## May 29, Spring Quarter 2009: Thoery Seminar

### 1:00pm in 253 ICS

# Measuring Independence of Datasets

## Vladimir Braverman, UCLA

A data stream model represents setting where approximating pairwise,
or $k$-wise, independence with sublinear memory is of considerable importance.
In the streaming model the joint distribution is given by a stream of $k$-tuples,
with the goal of testing correlations among the components measured over the entire stream.
Indyk and McGregor (SODA 08) recently gave exciting new results for measuring
pairwise independence in the streaming model.
The Indyk and McGregor methods provide $\log{n}$-approximation under
statistical distance between the joint and product distributions in the streaming model.
Indyk and McGregor leave, as their main open question, the problem of improving their
$\log n$-approximation for the statistical distance metric.

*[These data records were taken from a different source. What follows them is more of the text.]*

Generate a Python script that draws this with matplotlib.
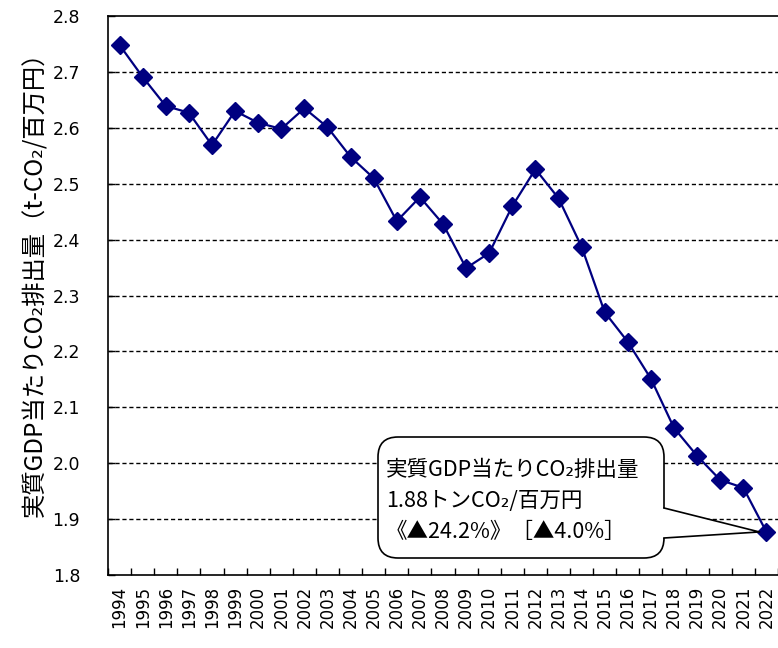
import matplotlib
matplotlib.use("Agg")
import matplotlib.pyplot as plt
from matplotlib.patches import FancyBboxPatch, Polygon
from matplotlib.lines import Line2D
import numpy as np

plt.rcParams['font.family'] = ['DejaVu Sans']
JP = ['Noto Sans CJK JP', 'DejaVu Sans']

# Real-GDP CO2 intensity (t-CO2 per million yen), FY1994-FY2022
years = [str(y) for y in range(1994, 2023)]
intensity = [2.748, 2.691, 2.639, 2.627, 2.569, 2.630, 2.609, 2.598, 2.635, 2.601,
             2.548, 2.510, 2.433, 2.476, 2.428, 2.349, 2.376, 2.460, 2.526, 2.474,
             2.387, 2.270, 2.217, 2.151, 2.063, 2.013, 1.970, 1.956, 1.877]
y_ticks = [1.8, 1.9, 2.0, 2.1, 2.2, 2.3, 2.4, 2.5, 2.6, 2.7, 2.8]
y_label = "実質GDP当たりCO₂排出量（t-CO₂/百万円）"
callout_lines = ["実質GDP当たりCO₂排出量", "1.88トンCO₂/百万円", "《▲24.2%》［▲4.0%］"]

W, H = 778, 648
fig = plt.figure(figsize=(W / 100, H / 100), dpi=100)
ax = fig.add_axes([108 / W, (H - 575) / H, (W - 108) / W, (575 - 16) / H])

x = np.arange(len(years))
ax.plot(x, intensity, color='#000080', lw=1.6, marker='D', markersize=9,
        markerfacecolor='#000080', markeredgecolor='#000080', zorder=3, clip_on=False)

ax.set_xlim(-0.5, len(years) - 0.5)
ax.set_ylim(1.8, 2.8)
ax.set_yticks(y_ticks)
ax.set_yticklabels([f"{v:.1f}" for v in y_ticks], fontsize=12.5)
ax.set_xticks(x)
ax.set_xticklabels(years, rotation=90, fontsize=12)
ax.set_xticks(np.arange(-0.5, len(years)), minor=True)
ax.tick_params(axis='x', which='major', length=0, pad=8)
ax.tick_params(axis='x', which='minor', direction='in', length=5, width=1)
ax.tick_params(axis='y', direction='in', length=5, width=1, pad=20)

for v in y_ticks[1:-1]:
    ax.axhline(v, color='black', lw=1, ls=(0, (3, 2)), zorder=1)

ax.spines['right'].set_visible(False)
for s in ['left', 'bottom', 'top']:
    ax.spines[s].set_linewidth(1.2)

fig.text(35 / W, (H - 278) / H, y_label, rotation=90, fontsize=17.5,
         family=JP, ha='center', va='center')

# Callout box in pixel-based inch coordinates
tr = fig.dpi_scale_trans
def px(xp, yp):
    return (xp / 100, (H - yp) / 100)

bx0, by0, bx1, by1 = 378, 437, 664, 558
box = FancyBboxPatch(px(bx0, by1), (bx1 - bx0) / 100, (by1 - by0) / 100,
                     boxstyle="round,pad=0,rounding_size=0.2",
                     transform=tr, facecolor='white', edgecolor='black', lw=1.2, zorder=5)
fig.add_artist(box)

fig.canvas.draw()
tip_disp = ax.transData.transform((len(years) - 1, intensity[-1]))
tip = (tip_disp[0] / 100 - 0.07, tip_disp[1] / 100)
a1 = px(bx1, 508)
a2 = px(bx1, 538)
wedge = Polygon([(a1[0] - 0.02, a1[1]), tip, (a2[0] - 0.02, a2[1])], closed=True,
                transform=tr, facecolor='white', edgecolor='none', zorder=6)
fig.add_artist(wedge)
fig.add_artist(Line2D([a1[0], tip[0], a2[0]], [a1[1], tip[1], a2[1]],
                      transform=tr, color='black', lw=1.2, zorder=7))

for i, line in enumerate(callout_lines):
    fig.text(386 / 100, (H - (470 + 31 * i)) / 100, line, transform=tr,
             fontsize=15.5, family=JP, ha='left', va='center', zorder=8)

fig.savefig("out.png", dpi=100)
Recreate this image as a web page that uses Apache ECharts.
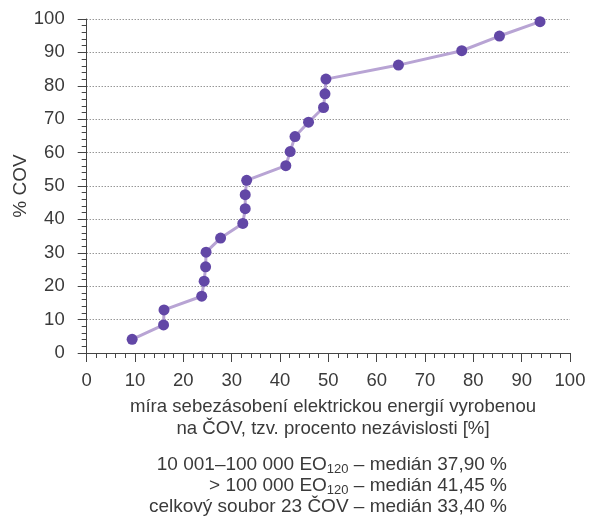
<!DOCTYPE html>
<html>
<head>
<meta charset="utf-8">
<script src="https://cdn.jsdelivr.net/npm/echarts@6/dist/echarts.min.js"></script>
<style>
  html, body { margin: 0; padding: 0; background: #fff; }
  #chart { width: 590px; height: 517px; }
</style>
</head>
<body>
<div id="chart"></div>
<script>
//---------------------Data---------------------
// x: míra nezávislosti [%], y: kumulativní podíl ČOV [%]
let independence_values = [9.4, 15.9, 16.0, 23.8, 24.3, 24.6, 24.7, 27.7, 32.3, 32.8, 32.8, 33.1,
    41.2, 42.1, 43.1, 45.9, 49.0, 49.3, 49.5, 64.5, 77.6, 85.4, 93.8];
let cov_share_values = [4.1, 8.4, 12.9, 17.0, 21.5, 25.8, 30.2, 34.4, 38.8, 43.2, 47.4, 51.7,
    56.1, 60.3, 64.8, 69.1, 73.5, 77.6, 82.0, 86.2, 90.5, 94.9, 99.2];
let axis_name_lines = ["míra sebezásobení elektrickou energií vyrobenou", "na ČOV, tzv. procento nezávislosti [%]"];
let median_lines = [
    "10 001–100 000 EO{sub|120} – medián 37,90 %",
    "> 100 000 EO{sub|120} – medián 41,45 %",
    "celkový soubor 23 ČOV – medián 33,40 %"
];

let chart_dom = document.getElementById("chart");
let chart = echarts.init(chart_dom);

let text_color = "#3a3a3a";
let font_family = "'Liberation Sans', Arial, sans-serif";

//--------------------Series--------------------
let points = independence_values.map(function (x, i) { return [x, cov_share_values[i]]; });
let cov_series = {
    type: 'line',
    data: points,
    symbol: 'circle',
    symbolSize: 11,
    itemStyle: { color: '#6247a6' },
    lineStyle: { color: '#b8a4d4', width: 3 },
    silent: true
};

//--------------------Texts---------------------
let bottom_texts = [];
axis_name_lines.forEach(function (line, i) {
    bottom_texts.push({
        type: 'text', x: 333, y: 407 + i * 22,
        style: { text: line, align: 'center', verticalAlign: 'middle',
                 font: '18.6px ' + font_family, fill: text_color }
    });
});
median_lines.forEach(function (line, i) {
    bottom_texts.push({
        type: 'text', x: 507, y: 465 + i * 21,
        style: { text: line, align: 'right', verticalAlign: 'middle',
                 font: '19px ' + font_family, fill: text_color,
                 rich: { sub: { fontSize: 13, fontFamily: font_family, fill: text_color, padding: [8, 0, 0, 0] } } }
    });
});

//------------------Generate Graph------------------
let chart_option = {
    backgroundColor: '#fff',
    animation: false,
    grid: { left: 86.7, right: 20, top: 19, bottom: 164, outerBoundsMode: 'none', containLabel: false },
    xAxis: {
        type: 'value', min: 0, max: 100, interval: 10,
        axisLine: { show: true, lineStyle: { color: '#444', width: 1 } },
        axisTick: { show: true, length: 9, lineStyle: { color: '#444' } },
        minorTick: { show: true, splitNumber: 5, length: 5, lineStyle: { color: '#444' } },
        splitLine: { show: false },
        axisLabel: { fontSize: 18.5, color: text_color, fontFamily: font_family, margin: 18 }
    },
    yAxis: {
        type: 'value', min: 0, max: 100, interval: 10,
        name: '% COV', nameLocation: 'middle', nameGap: 56, nameMoveOverlap: false,
        nameTextStyle: { fontSize: 19, color: text_color, fontFamily: font_family },
        axisLine: { show: true, lineStyle: { color: '#444', width: 1 } },
        axisTick: { show: true, length: 9, lineStyle: { color: '#444' } },
        minorTick: { show: true, splitNumber: 5, length: 5, lineStyle: { color: '#444' } },
        splitLine: { show: true, lineStyle: { color: '#666', type: [1, 2], width: 1 } },
        axisLabel: { fontSize: 18.5, color: text_color, fontFamily: font_family, margin: 22 }
    },
    graphic: bottom_texts,
    series: [cov_series]
};
if (chart_option && typeof chart_option === "object") {
    chart.setOption(chart_option, true);
}
</script>
</body>
</html>
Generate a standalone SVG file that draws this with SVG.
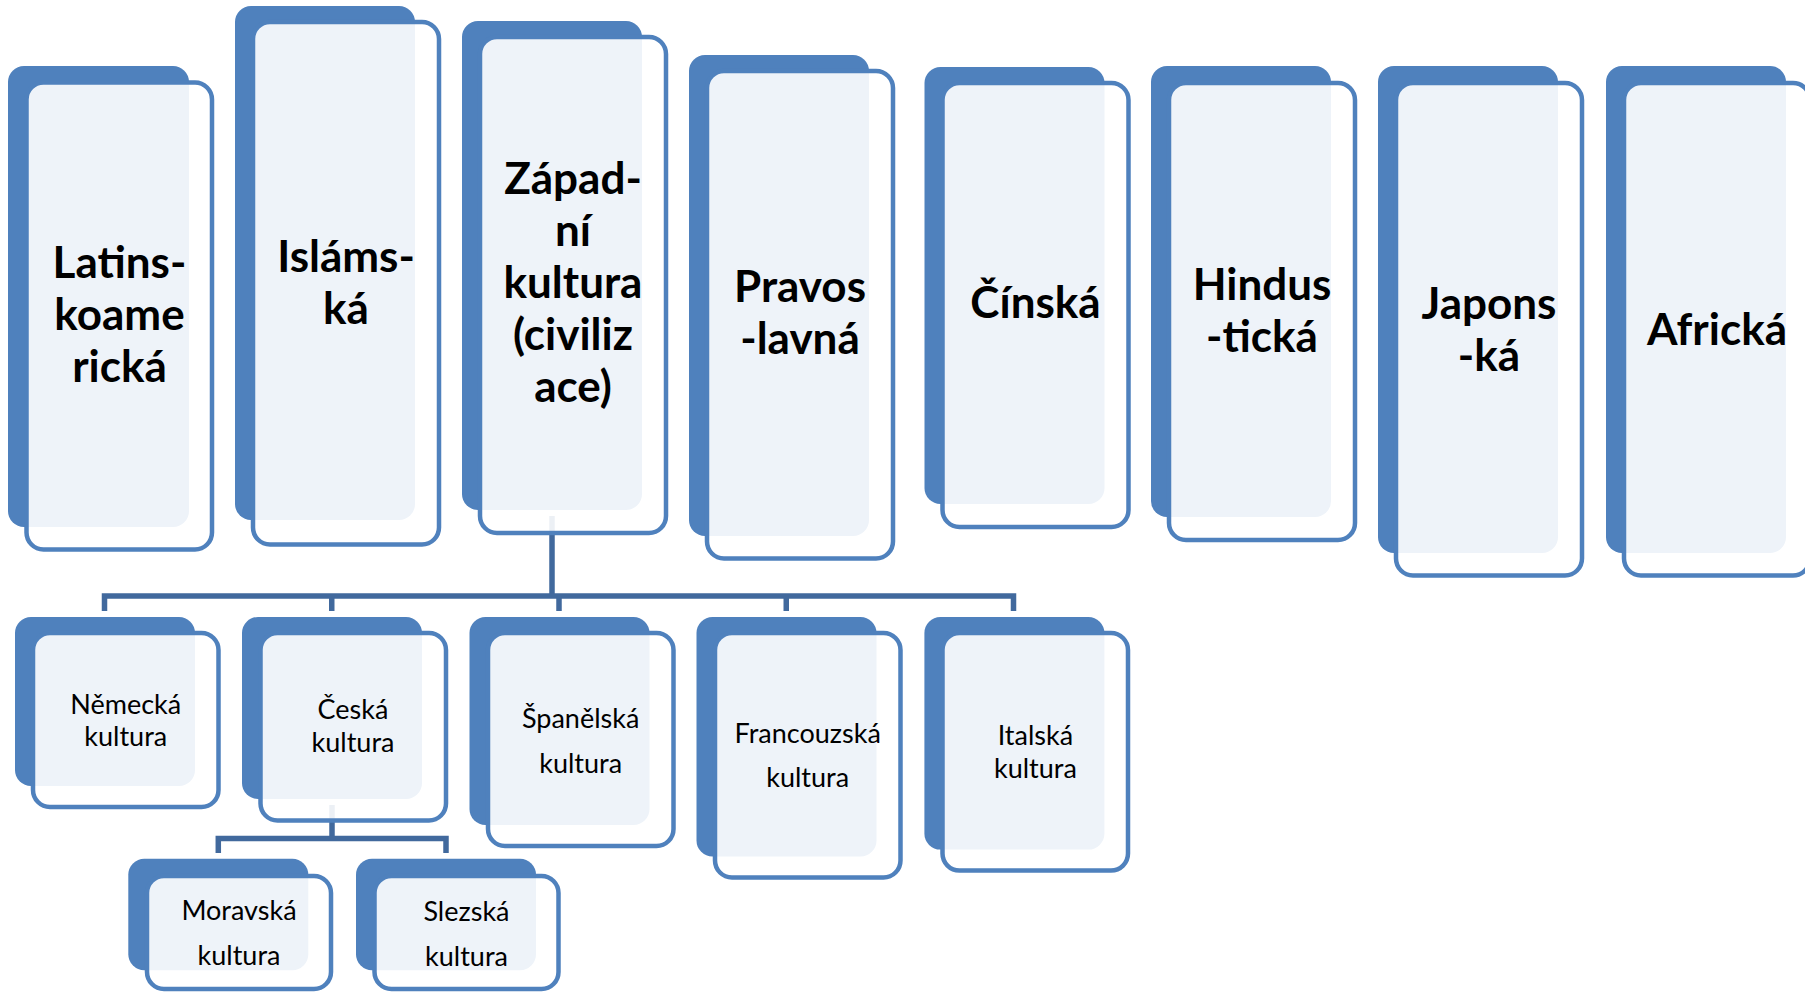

This talk covers our recent paper "Measuring Independence of Datasets" (submitted).
We solve the main open problem posed by of Indyk and McGregor
for the statistical distance for pairwise independence and extend this
result to any constant $k$. In particular, we present an algorithm that computes
an $(\epsilon, \delta)$-approximation
of the statistical distance between the joint and product distributions
defined by a stream of $k$-tuples.
Our algorithm requires $O(\left({1\over \epsilon}\log({nm\over \delta})\right)^{(30+k)^k})$
memory and a single pass over the data stream.

Joint work with Rafail Ostrovsky (UCLA).